Dólar estável com juros em alta no Brasil

Nesta quinta-feira, o dólar fechoupraticamente estável, com um recuo de 0,01%, para R$ 5,63, após bater R$ 5,72 na máxima do dia. Para Virgílio Lage, especialista da Valor Investimentos, a falta de notícias concretas sobre os cortes de gastos estimulam a volatilidade dos ativos.

Essa demora no anúncio do pacote interfere negativamente, tendo em vista que os investidores entendem que o governo não entrou em consenso sobre o tamanho do corte e os setores afetados. Cada vez que demora mais é um sentimento negativo, o que faz com que o mercado precifique queda na Bolsa e aumento na cotação do dólar”, afirma.

Ele pontua, contudo, que o aumento dos juros pelo Banco Central brasileiro, ontem, e o corte pelo Fed, o BC americano, hoje, ajudou a manter o dólar estável. Com o aumento do “diferencial” de juros entre os dois países, investidores tendem a trazer recursos para o Brasil, para aplicar em renda fixa.

“O que tem ajudado a conter esse quadro no mercado de câmbio foi a alta do Banco Central, ontem, e o corte pelo Fed, o BC americano, hoje”, afirmou.

Eduardo Velho, sócio da Equador Investimentos, também enxerga aumento da volatilidade, não só no dólar, mas no mercado de juros.

“A demora abre espaço para a volatilidade, não só do dólar, mas do mercado de juros. O volume de negócios subiu, com muita oscilação, essa incerteza produz esse efeito”, afirma. “Também há dúvidas sobre o tamanho dos cortes e a forma sobre as medidas que vão ser anunciadas: se vai ter desvinculação do Orçamento, por exemplo, o que daria maior liberdade para reduzir despesas.”

Ele vê com bons olhos a ideia de o governo enviar uma Proposta de Emenda à Constituição (PEC), dentro do pacote, o que indicaria mudanças mais estruturais.

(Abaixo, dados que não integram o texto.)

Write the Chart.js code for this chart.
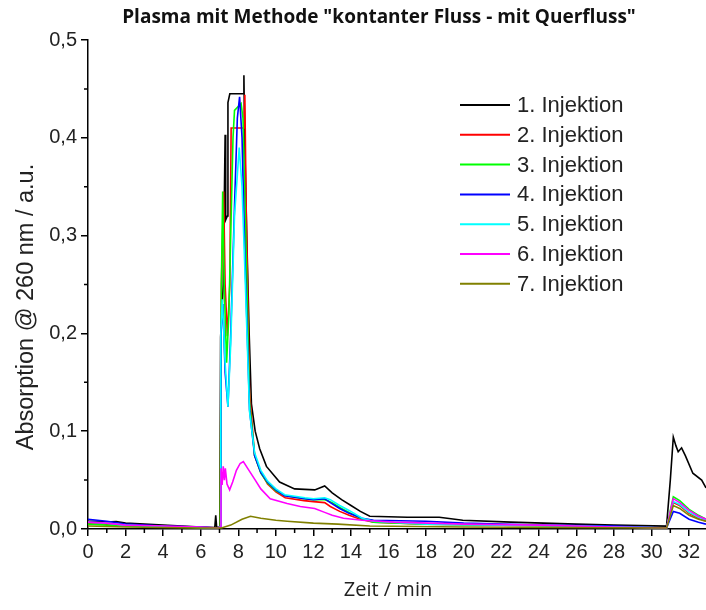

“A sinalização de que o governo pode enviar uma PEC é um bom sinal. Pode ter mudança na parte social, talvez vinculados ao BPC, salário mínimo, que possa ajudar também a reduzir o déficit na previdência”, afirmou.

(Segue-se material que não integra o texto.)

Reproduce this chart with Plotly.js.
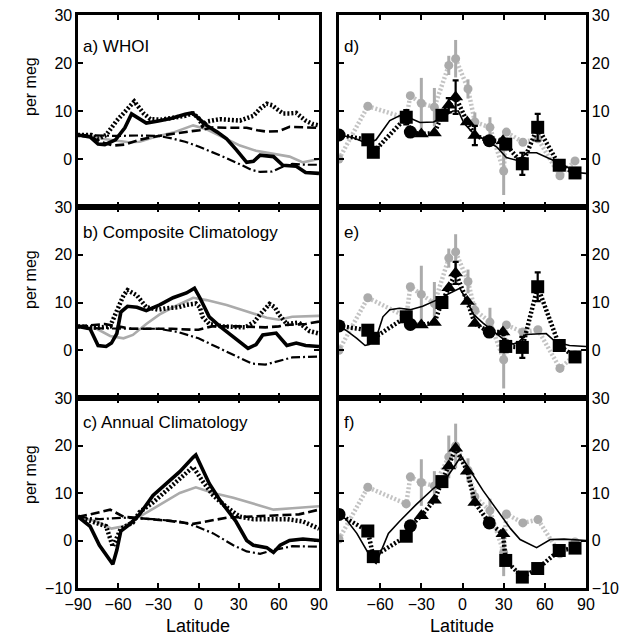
<!DOCTYPE html>
<html><head><meta charset="utf-8">
<script src="https://cdn.plot.ly/plotly-3.0.1.min.js"></script>
<style>html,body{margin:0;padding:0;background:#fff}</style>
</head><body><div id="chart" style="width:625px;height:635px"></div>
<script>
// ---------- Left panels: zonal model curves ----------
const xTicks = [-90,-60,-30,0,30,60,90];
const xTickTextLeft = ['\u221290','\u221260','\u221230','0','30','60','90'];
const xTickTextRight = ['','\u221260','\u221230','0','30','60','90'];

// a) WHOI
const aSolidLat = [-90,-81,-75,-70,-62,-55,-50,-45,-39,-30,-20,-10,-5,-2,6,14,21,28,36,41,46,56,63,73,80,90];
const aSolidVal = [5,4.6,3.1,3,4,6.5,9.4,8.6,7.5,7.9,8.5,9.3,9.6,9,7,5.6,4.2,2,-0.7,-0.5,0.8,0.5,-1.3,-1.5,-2.8,-3];
const aDotLat = [-90,-80,-75,-69,-61,-55,-51,-48,-41,-36,-28,-19,-10,-4,0,3,6,16,25,31,41,46,51,55,58,63,68,73,80,85,90];
const aDotVal = [5,5,4.2,5,8,10,11.2,12,9.5,8.3,8.2,8.5,9,9.5,8.5,7,7.8,8.3,8,8,9,10.5,11.5,11.2,10.5,9.5,9.5,9.6,8,7.3,7];
const aGrayLat = [-90,-81,-72,-62,-52,-44,-34,-19,-4,6,18,31,43,56,68,78,90];
const aGrayVal = [5,5,4.2,3.8,3.5,3.6,4.5,5.5,7,6.2,4.5,2.8,1.7,1,0.5,-0.7,0];
const aDashLat = [-90,-80,-72,-64,-55,-44,-30,-19,-5,1,11,20,36,44,51,60,68,78,90];
const aDashVal = [5,4.5,3.5,2.8,3,4,4.8,5.3,5.8,6,6.6,6.5,6.5,6,5.7,5.8,6.7,6.6,6.5];
const aDdLat = [-90,-75,-60,-45,-30,-20,-10,0,10,20,30,40,46,55,62,70,80,90];
const aDdVal = [5,4.9,4.8,4.9,4.8,4.3,3.6,2.6,1.5,0.3,-1,-2.3,-2.7,-2.6,-1.7,-1,-1.2,-1.2];

// b) Composite Climatology
const bSolidLat = [-90,-81,-75,-69,-65,-61,-58,-53,-46,-39,-29,-19,-9,-3,1,8,16,28,37,43,48,58,66,73,80,90];
const bSolidVal = [5,4.5,1,0.8,1.5,3.5,8,9.2,9,8.3,9.5,11,12,13,11,7,5,2.5,0.4,1.2,3.2,3.6,1,1.5,1,0.8];
const bDotLat = [-90,-76,-66,-61,-56,-53,-46,-39,-30,-24,-15,-9,-2,1,3,8,18,35,42,46,53,57,60,66,75,83,90];
const bDotVal = [5,4.7,5,8,11.5,12.6,11.5,9,8.5,8.8,9,9.5,9.8,9,7,5.5,5,4.8,6,7.5,9.7,9,7.5,5.5,5.8,4,3.5];
const bGrayLat = [-90,-76,-66,-56,-49,-39,-29,-19,-4,6,21,36,51,60,70,90];
const bGrayVal = [5,4.5,3,2.5,3.2,5.5,7.5,9,11,10.5,9.5,8.2,6.8,6.4,7,7.2];
const bDashLat = [-90,-80,-70,-60,-50,-35,-20,-5,0,10,30,50,60,65,80,90];
const bDashVal = [5,5.2,5.5,5,4.5,4.5,4.5,4.3,4.3,5,5,4.8,5,5.3,5.5,6];
const bDdLat = [-90,-75,-50,-30,-15,0,15,30,40,50,60,70,90];
const bDdVal = [5,4.6,4.5,4.5,3.8,2.5,0.5,-1.5,-2.8,-3,-2.2,-1.5,-1.3];

// c) Annual Climatology
const cSolidLat = [-90,-81,-74,-69,-64,-61,-58,-51,-44,-34,-24,-14,-4,-2,8,16,28,36,41,51,56,61,68,78,90];
const cSolidVal = [5,3,-1,-3,-5,-2,2,3.5,5.5,9.5,12,14.5,17.5,18,12,8.5,4,0,-1,-1.5,-2.5,-1,0,0.3,0];
const cDotLat = [-90,-79,-69,-64,-58,-49,-44,-34,-24,-14,-4,3,11,21,31,41,53,66,78,90];
const cDotVal = [5,4,3,-1.3,2.5,3.8,6,8,10.5,13,15.5,12.5,9.5,7,5,4.5,4.5,4.5,4,2.5];
const cGrayLat = [-90,-76,-65,-56,-44,-29,-14,-2,11,26,41,56,70,90];
const cGrayVal = [5,4,2.5,3,5,7.5,10,11.2,10,9,7.8,6.5,6.8,7.2];
const cDashLat = [-90,-81,-66,-56,-44,-24,-4,6,21,36,56,75,90];
const cDashVal = [5,5.5,6.5,5,4.7,4.2,3.5,4,4.8,5,5.3,5.5,6.5];
const cDdLat = [-90,-74,-56,-34,-14,-2,11,26,36,46,56,70,90];
const cDdVal = [5,4.5,4.8,4.5,4,3,1.5,-1,-2.3,-2.8,-2,-1.2,-1.3];

// ---------- Right panels: model line + station observations ----------
const dModelLat = [-90,-80,-69,-63,-53,-46,-38,-31,-21,-14,-7,-3,1,8,18,25,32,40,47,54,64,74,83,90];
const dModelVal = [5,4.5,3.2,4,8,9,8.5,7.6,7.7,8.8,10,10,7.5,5.3,3.8,2.5,0.3,-0.3,1.3,1.3,0,-1.3,-2.8,-3];
const eModelLat = [-90,-85,-77,-71,-68,-63,-58,-53,-46,-38,-29,-19,-9,-2,2,8,15,25,32,37,41,46,56,61,68,78,90];
const eModelVal = [5,4.2,2.5,1,1.2,2.5,7,8.5,8.8,8.5,9.2,10.5,12,13,11,7.5,5.7,3.5,1.8,1.3,1.7,3.3,3.5,3.5,1.7,1,0.8];
const fModelLat = [-90,-85,-77,-71,-66,-63,-59,-54,-46,-34,-21,-12,-5,-1,5,15,25,35,42,54,64,74,90];
const fModelVal = [5.5,4.5,1.5,-1.5,-4,-4.8,-2,1.5,4,7.5,11,13,16,17.8,15,10.5,6.5,2.5,0.2,-1.5,0.2,0.3,0];

const obsLat = [-90,-69,-65,-41,-38,-30,-20.5,-15,-10,-5,3.5,9,19.5,29.5,31.5,43.6,54.8,70.5,82];
const obsSym = ['circle','square','square','square','circle','triangle-up','triangle-up','square','triangle-up','triangle-up','triangle-up','triangle-up','circle','triangle-up','square','square','square','square','square'];
const dObs = [5.0,4.0,1.4,8.7,5.6,5.2,5.4,9.1,11.2,12.9,7.7,4.9,3.8,3.8,3.1,-1,6.6,-1.3,-2.9];
const dObsErr = [0,0,0,1.5,0,0,0,0,1.5,3.5,0,2,0,0,0,2.3,2.8,0,0];
const eObs = [5.1,4.2,2.5,7.0,5.4,5.3,5.8,10,13.1,16.2,10.2,5.6,3.8,3.8,0.8,0.6,13.3,1,-1.4];
const eObsErr = [0,0,0,0,0,0,0,0,0,2.3,0,0,0,0,1.2,2.2,3,0,0];
const fObs = [5.5,2.0,-3.4,0.9,3.1,5.2,8.5,12.4,15.7,19.4,14.6,8.0,3.7,1.4,-4.2,-7.7,-5.9,-2.1,-1.6];
const fObsErr = [0,0,0,0,0,0,0,0,0,0,0,0,0,0,0,0,0,0,0];

const grayLat = [-90,-69,-41,-38,-30,-20.5,-10,-5,4,9,20,30,32,44,55,71,82];
const dGray = [0,11,8.5,13.2,11.6,10.8,19.5,20.9,14.6,7.7,6.6,-2.5,5.6,3.5,4.2,-3.5,-0.4];
const dGrayErr = [0,0,0,0,5.3,4,2,3.9,2,2,2.1,5,0,0,0,0,0];
const eGray = [0,11,7,13.3,11.7,9.8,19.3,20.6,14.4,8.4,5.9,-2,5.3,3.8,4.3,-3.8,-1];
const eGrayErr = [0,0,0,0,6,4.5,2,3.7,2.5,1.5,3,6,0,0,0,0,0];
const fGray = [0.3,11.2,7.7,13.4,12.2,11.5,17.6,19.9,14.8,9.2,6.3,-2.5,5.6,3.7,4.4,-2.8,-0.3];
const fGrayErr = [0,0,0,0,4.9,3.1,4.5,4.7,2.5,1.5,2.5,5,0,0,0,0,0];

const panelLabels = ['a) WHOI','b) Composite Climatology','c) Annual Climatology','d)','e)','f)'];

// ---------- Build ----------
const GRAY = '#ababab';
const HATCH = '2px,2px';
const traces = [];
function lineTr(x,y,ax,line){ traces.push({x:x,y:y,xaxis:'x'+ax,yaxis:'y'+ax,mode:'lines',line:line,hoverinfo:'skip',showlegend:false}); }

function leftPanel(ax, s, d, g, ds, dd){
  lineTr(g[0], g[1], ax, {color:GRAY, width:2.6});
  lineTr(ds[0], ds[1], ax, {color:'#000', width:2.6, dash:'9px,4px'});
  lineTr(dd[0], dd[1], ax, {color:'#000', width:2.2, dash:'9px,3px,2px,3px'});
  lineTr(d[0], d[1], ax, {color:'#000', width:4.5, dash:HATCH});
  lineTr(s[0], s[1], ax, {color:'#000', width:3.6});
}
function rightPanel(ax, mLat, mVal, obs, obsErr, gray, grayErr){
  lineTr(grayLat, gray, ax, {color:'#c4c4c4', width:4.5, dash:HATCH});
  traces.push({x:grayLat,y:gray,xaxis:'x'+ax,yaxis:'y'+ax,mode:'markers',showlegend:false,hoverinfo:'skip',
    marker:{color:GRAY,size:9,symbol:'circle'},
    error_y:{type:'data',array:grayErr,visible:true,color:GRAY,thickness:3,width:0}});
  lineTr(obsLat, obs, ax, {color:'#000', width:4.5, dash:HATCH});
  lineTr(mLat, mVal, ax, {color:'#000', width:1.6});
  traces.push({x:obsLat,y:obs,xaxis:'x'+ax,yaxis:'y'+ax,mode:'markers',showlegend:false,hoverinfo:'skip',
    marker:{color:'#000',size:13,symbol:obsSym},
    error_y:{type:'data',array:obsErr,visible:true,color:'#000',thickness:2.2,width:3}});
}

leftPanel('', [aSolidLat,aSolidVal],[aDotLat,aDotVal],[aGrayLat,aGrayVal],[aDashLat,aDashVal],[aDdLat,aDdVal]);
rightPanel('2', dModelLat,dModelVal,dObs,dObsErr,dGray,dGrayErr);
leftPanel('3', [bSolidLat,bSolidVal],[bDotLat,bDotVal],[bGrayLat,bGrayVal],[bDashLat,bDashVal],[bDdLat,bDdVal]);
rightPanel('4', eModelLat,eModelVal,eObs,eObsErr,eGray,eGrayErr);
leftPanel('5', [cSolidLat,cSolidVal],[cDotLat,cDotVal],[cGrayLat,cGrayVal],[cDashLat,cDashVal],[cDdLat,cDdVal]);
rightPanel('6', fModelLat,fModelVal,fObs,fObsErr,fGray,fGrayErr);

const W=625, H=635;
const rows = [[15,207],[207,398],[398,588]];
const cols = [[78,319],[339,586]];
const FONT = {family:'Liberation Sans, Arial, sans-serif', size:16, color:'#000'};
function xd(c){ return [cols[c][0]/W, cols[c][1]/W]; }
function yd(r){ return [1-rows[r][1]/H, 1-rows[r][0]/H]; }

const layout = {width:W,height:H,margin:{l:0,r:0,t:0,b:0},paper_bgcolor:'#fff',plot_bgcolor:'#fff',
  font:FONT, showlegend:false, annotations:[]};
const names = ['','2','3','4','5','6'];
names.forEach((n,i)=>{
  const r = Math.floor(i/2), c = i%2;
  const xk = 'xaxis'+n, yk = 'yaxis'+n;
  layout[xk] = {domain:xd(c), range:[-90,90], anchor:'y'+n, tickvals:xTicks,
    ticktext: c===0 ? xTickTextLeft : xTickTextRight,
    ticks:'inside', ticklen:5, tickwidth:2, tickcolor:'#000', showgrid:false, zeroline:false,
    showline:true, linecolor:'#000', linewidth:2.6, mirror:'ticks', showticklabels: r===2,
    tickfont:FONT, fixedrange:true};
  layout[yk] = {domain:yd(r), range:[-10,30], anchor:'x'+n,
    tickvals: r===2 ? [-10,0,10,20,30] : [0,10,20,30],
    ticks:'inside', ticklen:5, tickwidth:2, tickcolor:'#000', showgrid:false, zeroline:false,
    showline:true, linecolor:'#000', linewidth:2.6, mirror:'ticks', side: c===0?'left':'right',
    tickfont:FONT, fixedrange:true};
  layout.annotations.push({xref:'paper',yref:'paper',x:(cols[c][0]+3)/W, y:1-[47,232,422][r]/H,
    xanchor:'left',yanchor:'middle',showarrow:false,text:panelLabels[c*3+r],font:{family:FONT.family,size:17,color:'#000'}});
});
[87,280,475].forEach(yc=>layout.annotations.push({xref:'paper',yref:'paper',x:30/W,y:1-yc/H,textangle:-90,
  xanchor:'center',yanchor:'middle',showarrow:false,text:'per meg',font:{family:FONT.family,size:16,color:'#000'}}));
[198,462].forEach(xc=>layout.annotations.push({xref:'paper',yref:'paper',x:xc/W,y:1-626/H,xanchor:'center',yanchor:'middle',
  showarrow:false,text:'Latitude',font:{family:FONT.family,size:18,color:'#000'}}));

Plotly.newPlot('chart', traces, layout, {staticPlot:true});
</script></body></html>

Caio Megale, economista-chefe da XP Investimentos, entende que o governo pode precisar de mais tempo para negociar as medidas, e que isso não é um problema. A grande questão, do ponto de vista, dos investidores, está na qualidade do que vai ser anunciado. “Estou menos focado no valor e no prazo ou se vai economizar R$ 10, 20, 30 bilhões cedo ou em 2026. Estou mais preocupado com a qualidade das medidas. Está tudo bem o governo passar alguns dias elaborando um negócio que é tão importante”, afirmou em entrevista ao Estadão/Broadcast./Colaborou Francisco Carlos de Assis


Fonte: Estadão

Traduzir »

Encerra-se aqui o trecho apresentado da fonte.